Kate also spent some time outside, even getting to meet the centre’s guinea pigs, Bella and Willow. She told the children who were petting them: “I had guinea pigs when I was little.”
The Duchess then headed to Surrey, where she spent time at HMP Send in Woking. Catherine has visited Send in the past, back in 2015, and got to talk to women she met last time, who have since been released and are trying to rebuild their families.
Send is a resettlement prison housing an 80-bed unit that helps women with rehabilitation, building skills and confidence. The women she met had been through a 12-step drug treatment created by The Forward Trust, which works in 25 prisons across Britain.
She sat with trustee Benny Refson and former prisoners who have received help with rehabilitation from the Forward Trust charity.
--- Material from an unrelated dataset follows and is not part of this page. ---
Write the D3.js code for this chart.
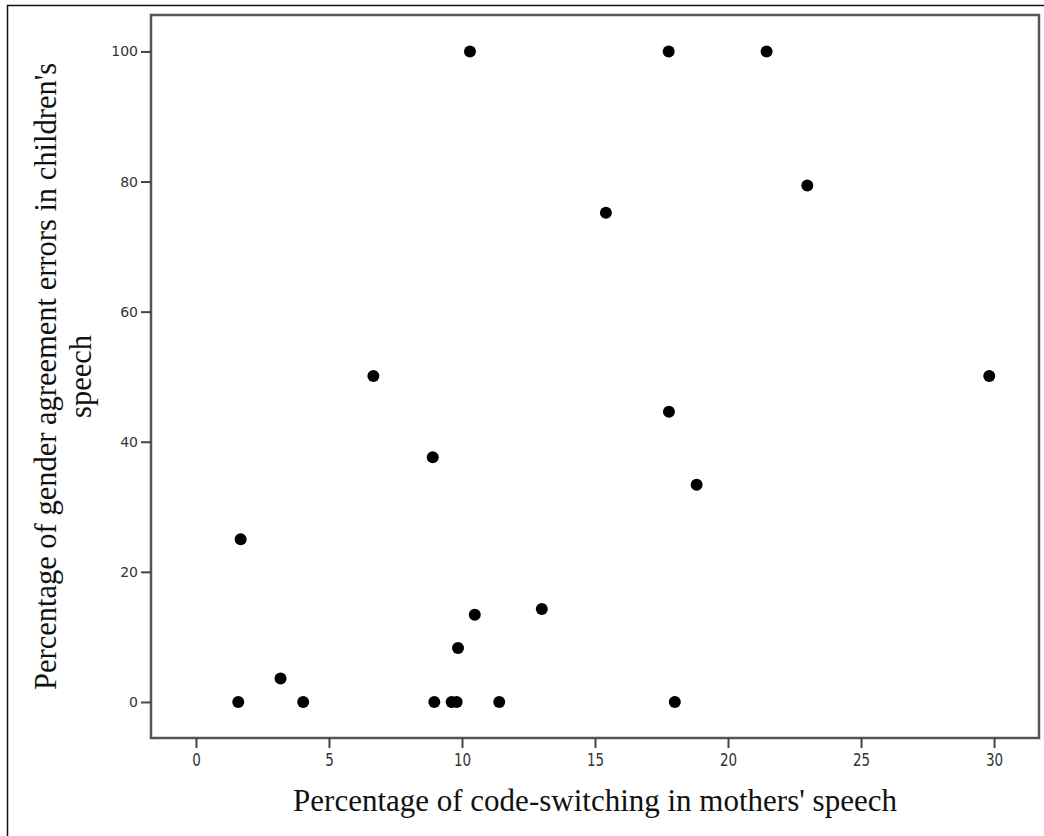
<!DOCTYPE html>
<html>
<head>
<meta charset="utf-8">
<script src="https://cdn.jsdelivr.net/npm/d3@7"></script>
<style>
  body { margin: 0; background: #fff; }
  svg { display: block; }
</style>
</head>
<body>
<svg id="chart"></svg>
<script>
// code-switching in mothers' speech (%)
const motherCS = [10.3, 17.77, 21.45, 22.98, 15.41, 6.67, 29.82, 17.78, 8.9, 18.82,
                  1.68, 13.0, 10.48, 9.85, 3.18, 1.59, 4.03, 8.96, 9.61, 9.8, 11.4, 18.0];
// gender agreement errors in children's speech (%)
const childErr  = [100, 100, 100, 79.4, 75.2, 50.1, 50.1, 44.6, 37.6, 33.4,
                   25.0, 14.3, 13.4, 8.3, 3.6, 0, 0, 0, 0, 0, 0, 0];
const xTicks = [0, 5, 10, 15, 20, 25, 30];
const yTicks = [0, 20, 40, 60, 80, 100];
const xTitle = "Percentage of code-switching in mothers' speech";
const yTitle = ["Percentage of gender agreement errors in children's", "speech"];

const w = 1044, h = 836;
const box = {left: 151, top: 15, right: 1039, bottom: 738};

const svg = d3.select('#chart')
    .attr('width', w)
    .attr('height', h)

//outer frame
svg.append('rect')
    .attr('x', 7.5)
    .attr('y', 5.5)
    .attr('width', 1100)
    .attr('height', 900)
    .attr('fill', 'none')
    .attr('stroke', '#111')
    .attr('stroke-width', 1.5)

const x = d3.scaleLinear()
    .domain([-1.69, 31.69])
    .range([box.left, box.right])

const y = d3.scaleLinear()
    .domain([-5.54, 105.6])
    .range([box.bottom, box.top])

//plot box
svg.append('rect')
    .attr('x', box.left)
    .attr('y', box.top)
    .attr('width', box.right - box.left)
    .attr('height', box.bottom - box.top)
    .attr('fill', 'none')
    .attr('stroke', '#555')
    .attr('stroke-width', 2.5)

//axes
const yAxis = svg.append('g')
    .attr('transform', 'translate(' + box.left + ',0)')
    .call(d3.axisLeft(y).tickValues(yTicks).tickSize(10).tickPadding(3).tickFormat(d3.format('d')))

const xAxis = svg.append('g')
    .attr('transform', 'translate(0,' + box.bottom + ')')
    .call(d3.axisBottom(x).tickValues(xTicks).tickSize(10).tickPadding(5).tickFormat(d3.format('d')))

svg.selectAll('.domain').remove()
svg.selectAll('.tick line')
    .attr('stroke', '#444')
    .attr('stroke-width', 2)
svg.selectAll('.tick text')
    .attr('fill', '#333')
    .attr('font-family', 'DejaVu Sans')
    .attr('font-size', '14px')

xAxis.selectAll('.tick text')
    .attr('font-size', '15px')
    .attr('transform', 'scale(0.9,1.2)')
    .attr('y', 13)

//points
svg.append('g')
    .selectAll('circle')
    .data(d3.zip(motherCS, childErr))
    .enter()
    .append('circle')
    .attr('r', 6)
    .attr('cx', d => x(d[0]))
    .attr('cy', d => y(d[1]))
    .attr('fill', 'black')

//axis titles
svg.append('text')
    .attr('x', (box.left + box.right) / 2)
    .attr('y', 811)
    .attr('text-anchor', 'middle')
    .attr('font-family', 'Liberation Serif')
    .attr('font-size', '31px')
    .attr('fill', '#111')
    .text(xTitle)

const cy = (box.top + box.bottom) / 2;
svg.append('g')
    .selectAll('text')
    .data(yTitle)
    .enter()
    .append('text')
    .attr('transform', (d, i) => 'translate(' + (56 + i * 35) + ',' + cy + ') rotate(-90)')
    .attr('text-anchor', 'middle')
    .attr('font-family', 'Liberation Serif')
    .attr('font-size', '30.5px')
    .attr('fill', '#111')
    .text(d => d)
</script>
</body>
</html>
The organisation aims to build women’s skills, improve their self-esteem and look at reasons behind their offending; it also aims to help them gain vocational qualifications and work experience to reintegrate into society, after prison.
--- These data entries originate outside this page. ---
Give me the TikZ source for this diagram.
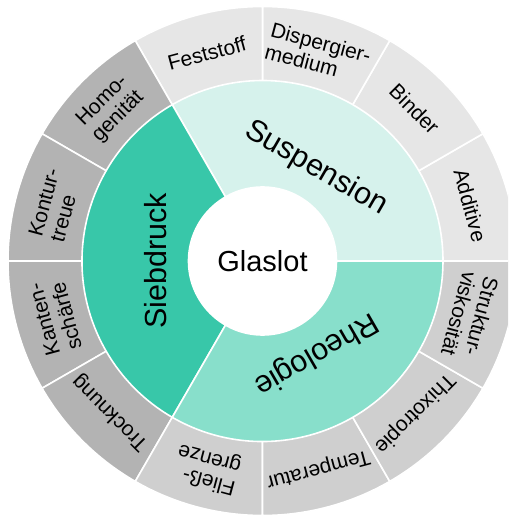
\documentclass[tikz,border=0pt]{standalone}
\usepackage{fontspec}
\setmainfont{Liberation Sans}
\definecolor{suspC}{HTML}{D6F2EC}
\definecolor{siebC}{HTML}{38C7A9}
\definecolor{rheoC}{HTML}{88DFCB}
\definecolor{grayS}{HTML}{E6E6E6}
\definecolor{grayR}{HTML}{CFCFCF}
\definecolor{grayB}{HTML}{B3B3B3}
\tikzset{
  seg/.style={draw=white, line width=1.6pt, line join=round},
  outlab/.style={font=\fontsize{21}{22.5}\selectfont, align=left, inner sep=0pt},
  midlab/.style={font=\fontsize{30.5}{33}\selectfont, inner sep=0pt},
  corelab/.style={font=\fontsize{29}{32}\selectfont, inner sep=0pt},
}
\newcommand\mysector[4]{%
  \path[seg, fill=#1] (0,0) -- (#2:#4) arc[start angle=#2, end angle=#3, radius=#4] -- cycle;}
\begin{document}
\begin{tikzpicture}[x=1pt,y=1pt]
\useasboundingbox (-262.5,-255) rectangle (245.5,261);
\clip (-262.5,-255) rectangle (245.5,261);
% outer ring
\mysector{grayS}{0}{30}{254.5}
\mysector{grayS}{30}{60}{254.5}
\mysector{grayS}{60}{90}{254.5}
\mysector{grayS}{90}{120}{254.5}
\mysector{grayB}{120}{150}{254.5}
\mysector{grayB}{150}{180}{254.5}
\mysector{grayB}{180}{210}{254.5}
\mysector{grayB}{210}{240}{254.5}
\mysector{grayR}{240}{270}{254.5}
\mysector{grayR}{270}{300}{254.5}
\mysector{grayR}{300}{330}{254.5}
\mysector{grayR}{330}{360}{254.5}
% middle ring
\mysector{suspC}{0}{120}{180.5}
\mysector{siebC}{120}{240}{180.5}
\mysector{rheoC}{240}{360}{180.5}
% core
\path[seg, fill=white] (0,0) circle[radius=74];
\node[corelab] (glaslot) at (0,0) {Glaslot};
% middle labels
\node[midlab, rotate=-30] (suspension) at (60:107) {Suspension};
\node[midlab, rotate=90] (siebdruck) at (180:107) {Siebdruck};
\node[midlab, rotate=210] (rheologie) at (300:107) {Rheologie};
% outer labels
\node[outlab, rotate=-75] (additive) at (15:215) {Additive};
\node[outlab, rotate=-45] (binder) at (45:215) {Binder};
\node[outlab, rotate=-15] (dispergier) at (75:215) {Dispergier-\\medium};
\node[outlab, rotate=15] (feststoff) at (105:215) {Feststoff};
\node[outlab, rotate=45] (homo) at (135:215) {Homo-\\genität};
\node[outlab, rotate=75] (kontur) at (165:215) {Kontur-\\treue};
\node[outlab, rotate=105] (kanten) at (195:215) {Kanten-\\schärfe};
\node[outlab, rotate=135] (trocknung) at (225:215) {Trocknung};
\node[outlab, rotate=165] (fliess) at (255:215) {Fließ-\\grenze};
\node[outlab, rotate=195] (temperatur) at (285:215) {Temperatur};
\node[outlab, rotate=225] (thixotropie) at (315:215) {Thixotropie};
\node[outlab, rotate=255] (struktur) at (345:215) {Struktur-\\viskosität};
\end{tikzpicture}
\end{document}
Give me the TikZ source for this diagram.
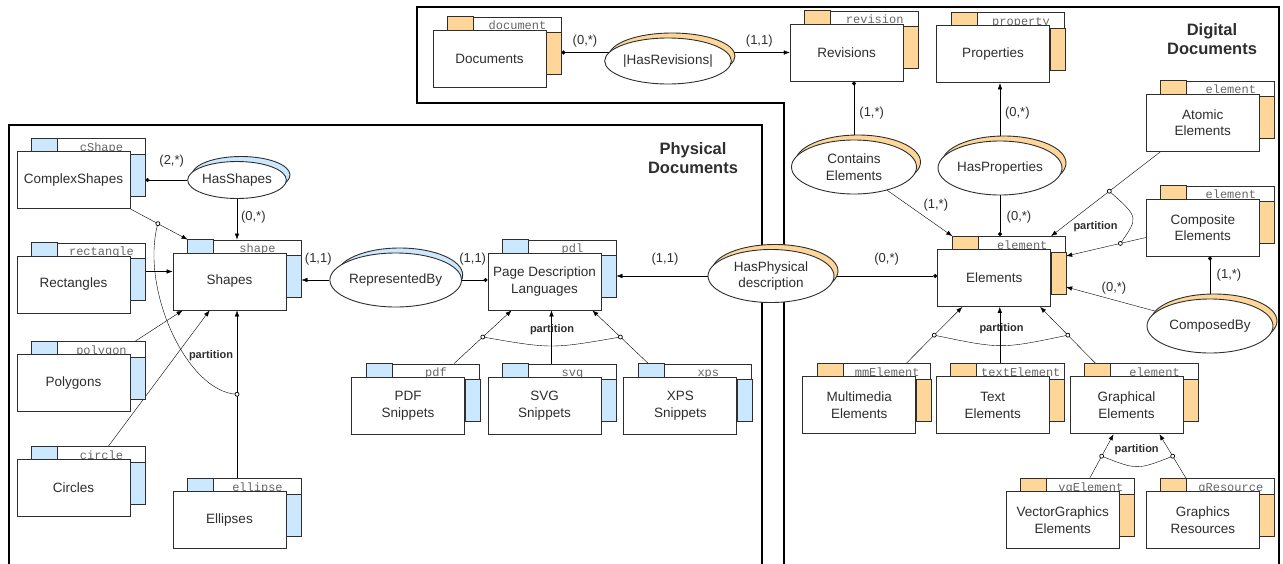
\documentclass[tikz,border=0pt]{standalone}
\usepackage{fontspec}
\setmainfont{Liberation Sans}
\setmonofont{Liberation Mono}
\usetikzlibrary{arrows.meta,calc,shapes.geometric}

\definecolor{physblue}{HTML}{CCE8FF}
\definecolor{digiorange}{HTML}{FFD699}
\definecolor{linegray}{HTML}{2E2E2E}
\definecolor{taggray}{HTML}{666666}

\pgfdeclarelayer{bg}
\pgfsetlayers{bg,main}

\tikzset{
  entback/.style={draw, fill=white, minimum width=113pt, minimum height=57pt, inner sep=0pt},
  entfront/.style={draw, fill=white, minimum width=113pt, minimum height=57pt, inner sep=0pt,
    align=center, font=\fontsize{13.5}{16.5}\selectfont},
  tagtext/.style={font=\ttfamily\fontsize{12}{12}\selectfont, text=taggray, inner sep=0pt, anchor=base},
  relback/.style={ellipse, draw, inner sep=0pt},
  relfront/.style={ellipse, draw, fill=white, inner sep=0pt, align=center,
    font=\fontsize{13.5}{16.5}\selectfont},
  card/.style={font=\fontsize{13}{15}\selectfont, inner sep=0pt},
  part/.style={font=\bfseries\fontsize{11}{13}\selectfont, inner sep=0pt},
  title/.style={font=\bfseries\fontsize{16.5}{19.5}\selectfont, align=center, inner sep=0pt},
  arr/.style={-{Latex[length=6pt,width=4.5pt]}},
  dotend/.style={-{Circle[length=4pt]}},
  frame/.style={line width=1.2pt},
}

% entity: name, position, label, tag, colour
\newcommand{\entity}[5]{%
  \node[entback] (#1-b) at ([shift={(15,-13)}]#2) {};
  \filldraw[fill=#5] (#1-b.north west) rectangle ++(26,16);
  \filldraw[fill=#5] ([shift={(-15,16)}]#1-b.north east) rectangle (#1-b.south east);
  \node[tagtext] (#1-t) at ([shift={(13,13)}]#1-b.north) {#4};
  \node[entfront] (#1) at (#2) {#3};}

% relationship: name, position, label, colour, width, height
\newcommand{\relship}[6]{%
  \node[relback, fill=#4, minimum width=#5, minimum height=#6] (#1-b) at ([shift={(4,-5)}]#2) {};
  \node[relfront, minimum width=#5, minimum height=#6] (#1) at (#2) {#3};}

\begin{document}
\begin{tikzpicture}[x=1pt,y=-1pt,line width=0.9pt,color=linegray]

  \useasboundingbox (0,0) rectangle (1283,563);

  % --- Physical documents: entities ---
  \entity{cs}{73.5,180}{ComplexShapes}{cShape}{physblue}
  \entity{rc}{73.5,284.5}{Rectangles}{rectangle}{physblue}
  \entity{pg}{73.5,383}{Polygons}{polygon}{physblue}
  \entity{ci}{73.5,488}{Circles}{circle}{physblue}
  \entity{sh}{229.5,281.5}{Shapes}{shape}{physblue}
  \entity{el}{229.5,520}{Ellipses}{ellipse}{physblue}
  \entity{pdl}{544.5,281.5}{Page Description\\Languages}{pdl}{physblue}
  \entity{pdf}{408,405.5}{PDF\\Snippets}{pdf}{physblue}
  \entity{svg}{544.5,405.5}{SVG\\Snippets}{svg}{physblue}
  \entity{xps}{680.3,405.5}{XPS\\Snippets}{xps}{physblue}

  % --- Digital documents: entities ---
  \entity{docs}{489.5,58.7}{Documents}{document}{digiorange}
  \entity{rev}{846.7,52.5}{Revisions}{revision}{digiorange}
  \entity{prop}{993,54.3}{Properties}{property}{digiorange}
  \entity{atom}{1202.8,122.5}{Atomic\\Elements}{element}{digiorange}
  \entity{comp}{1202.8,227.5}{Composite\\Elements}{element}{digiorange}
  \entity{elem}{994.2,278}{Elements}{element}{digiorange}
  \entity{mm}{859.2,405.3}{Multimedia\\Elements}{mmElement}{digiorange}
  \entity{txt}{992.8,405.3}{Text\\Elements}{textElement}{digiorange}
  \entity{gr}{1126.5,405.3}{Graphical\\Elements}{element}{digiorange}
  \entity{vg}{1062.8,520}{VectorGraphics\\Elements}{vgElement}{digiorange}
  \entity{gres}{1202.8,520}{Graphics\\Resources}{gResource}{digiorange}

  % --- Relationships ---
  \relship{hasSh}{237,180}{HasShapes}{physblue}{98pt}{37pt}
  \relship{repBy}{395.7,280}{RepresentedBy}{physblue}{126pt}{54pt}
  \relship{hasPh}{771,276}{HasPhysical\\description}{digiorange}{126pt}{53pt}
  \relship{hasRev}{668,61}{|HasRevisions|}{digiorange}{126pt}{46pt}
  \relship{contEl}{854,167}{Contains\\Elements}{digiorange}{125pt}{54pt}
  \relship{hasProp}{1000,168}{HasProperties}{digiorange}{124pt}{54pt}
  \relship{compBy}{1210,326}{ComposedBy}{digiorange}{126pt}{54pt}

  % --- Titles ---
  \node[title] (t-phys) at (693,158) {Physical\\Documents};
  \node[title] (t-digi) at (1212,39) {Digital\\Documents};

  % --- Cardinalities ---
  \node[card] (c1) at (171.7,160.7) {(2,*)};
  \node[card] (c2) at (253.3,217.3) {(0,*)};
  \node[card] (c3) at (318.3,259.3) {(1,1)};
  \node[card] (c4) at (472.7,259.3) {(1,1)};
  \node[card] (c5) at (665,259.3) {(1,1)};
  \node[card] (c6) at (886.6,259) {(0,*)};
  \node[card] (c7) at (585,41) {(0,*)};
  \node[card] (c8) at (759.3,41) {(1,1)};
  \node[card] (c9) at (871.7,112.7) {(1,*)};
  \node[card] (c10) at (1017.3,112.7) {(0,*)};
  \node[card] (c11) at (935.8,205) {(1,*)};
  \node[card] (c12) at (1019,217.3) {(0,*)};
  \node[card] (c13) at (1229,275) {(1,*)};
  \node[card] (c14) at (1114,288.3) {(0,*)};

  % --- Partition labels ---
  \node[part] (p-sh) at (211,356) {partition};
  \node[part] (p-pdl) at (552,330) {partition};
  \node[part] (p-el1) at (1095.5,226.7) {partition};
  \node[part] (p-el2) at (1001.5,329) {partition};
  \node[part] (p-gr) at (1136.7,450) {partition};

  \begin{pgfonlayer}{bg}
    % frames
    \draw[frame] (9,570) -- (9,125) -- (762,125) -- (762,570);
    \draw[frame] (784,570) -- (784,103) -- (417,103) -- (417,7) -- (1279,7) -- (1279,570);

    % --- Physical documents ---
    \draw[dotend] (hasSh) -- (hasSh -| cs-b.east);
    \draw[arr] (hasSh) -- (hasSh |- sh-b.north);
    \draw[arr] (repBy) -- (repBy -| sh-b.east);
    \draw[dotend] (repBy) -- (repBy -| pdl.west);
    \draw[arr] (hasPh) -- (hasPh -| pdl-b.east);

    \draw[arr] (cs.south east) -- (sh-b.north west) coordinate[pos=0.48] (sh-p1);
    \draw[arr] (rc-b.east) -- (rc-b.east -| sh.west);
    \draw[arr] ([xshift=-10pt]pg-b.north east) -- ([xshift=10pt]sh.south west);
    \draw[arr] ([xshift=20pt]ci-b.north) -- ([xshift=37pt]sh.south west);
    \draw[arr] (el-b.north -| hasSh) -- (hasSh |- sh.south) coordinate[pos=0.5] (sh-p2);
    \draw (sh-p1) .. controls +(-18,65) and +(-50,-2) .. (sh-p2);
    \filldraw[fill=white,line width=0.7pt] (sh-p1) circle (2pt) (sh-p2) circle (2pt);

    \draw[arr] ([xshift=31pt]pdf-b.north) -- ([xshift=24pt]pdl.south west) coordinate[pos=0.5] (pdl-p1);
    \draw[arr] ([xshift=-8pt]svg-b.north) -- ([xshift=-8pt]svg-b.north |- pdl.south);
    \draw[arr] ([xshift=10pt]xps-b.north west) -- ([xshift=-9pt]pdl.south east) coordinate[pos=0.5] (pdl-p2);
    \draw (pdl-p1) .. controls ($(pdl-p1)!0.5!(pdl-p2)+(0,12)$) .. (pdl-p2);
    \filldraw[fill=white,line width=0.7pt] (pdl-p1) circle (2pt) (pdl-p2) circle (2pt);

    % --- Digital documents ---
    \draw[dotend] (hasPh) -- (hasPh -| elem.west);
    \draw[dotend] (hasRev.center |- rev) -- (docs-b.east |- rev);
    \draw[arr] (hasRev.center |- rev) -- (rev.west);
    \draw[dotend] (contEl) -- (contEl |- rev.south);
    \draw[arr] (hasProp) -- (hasProp |- prop.south);
    \draw[arr] (contEl) -- (elem-b.north west);
    \draw[dotend] (hasProp) -- (hasProp |- elem-b.north);
    \draw[dotend] (compBy) -- (compBy |- comp.south);
    \draw[arr] (compBy) -- ([yshift=-22pt]elem-b.east);

    \draw[arr] ([xshift=15pt]atom.south west) -- ([xshift=-15pt]elem-b.north east) coordinate[pos=0.47] (el-p1);
    \draw[arr] ([yshift=-10pt]comp.west) -- ([yshift=9pt]elem-b.east) coordinate[pos=0.32] (el-p2);
    \draw (el-p1) .. controls ($(el-p1)!0.5!(el-p2)+(24,0)$) .. (el-p2);
    \filldraw[fill=white,line width=0.7pt] (el-p1) circle (2pt) (el-p2) circle (2pt);

    \draw[arr] ([xshift=32pt]mm-b.north) -- ([xshift=25pt]elem.south west) coordinate[pos=0.5] (el-p3);
    \draw[arr] ([xshift=-8pt]txt-b.north) -- ([xshift=-8pt]txt-b.north |- elem.south);
    \draw[arr] ([xshift=11pt]gr-b.north west) -- ([xshift=-11pt]elem.south east) coordinate[pos=0.5] (el-p4);
    \draw (el-p3) .. controls ($(el-p3)!0.5!(el-p4)+(0,14)$) .. (el-p4);
    \filldraw[fill=white,line width=0.7pt] (el-p3) circle (2pt) (el-p4) circle (2pt);

    \draw[arr] ([xshift=12pt]vg-b.north) -- ([xshift=-13pt]gr.south) coordinate[pos=0.5] (gr-p1);
    \draw[arr] ([xshift=25pt]gres-b.north west) -- ([xshift=-24pt]gr.south east) coordinate[pos=0.5] (gr-p2);
    \draw (gr-p1) .. controls ($(gr-p1)!0.5!(gr-p2)+(0,14)$) .. (gr-p2);
    \filldraw[fill=white,line width=0.7pt] (gr-p1) circle (2pt) (gr-p2) circle (2pt);
  \end{pgfonlayer}

\end{tikzpicture}
\end{document}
Catherine chatted to ex-offenders about their childhood traumas, which ranged from alcoholic, drug-using or absent parents, family breakdown, to domestic abuse, and how they believed it had led to their offending.
One current prisoner, Francesca, told Kate that she got on drugs and started breaking rules, and eventually the law, after her parents split up.
With the Forward Trust programme, she has started to resolve many of her issues going back to childhood. “What they have done here has literally changed my life. It’s a miracle,” she said.
“Coming to jail is one of the best things that has ever happened to me.”
The Duchess smiled and said: “It’s so often I hear that. Why does it have to get to that point before people receive the help and support?”
She told the women: “I’m hugely passionate about trying to really help get into this crisis trying to help provide that prevention mechanism and that support system in our communities. Particularly that support in the early years of life.”
“It really shocked me when I came here last time how early the challenges were that you face,” the Royal told them.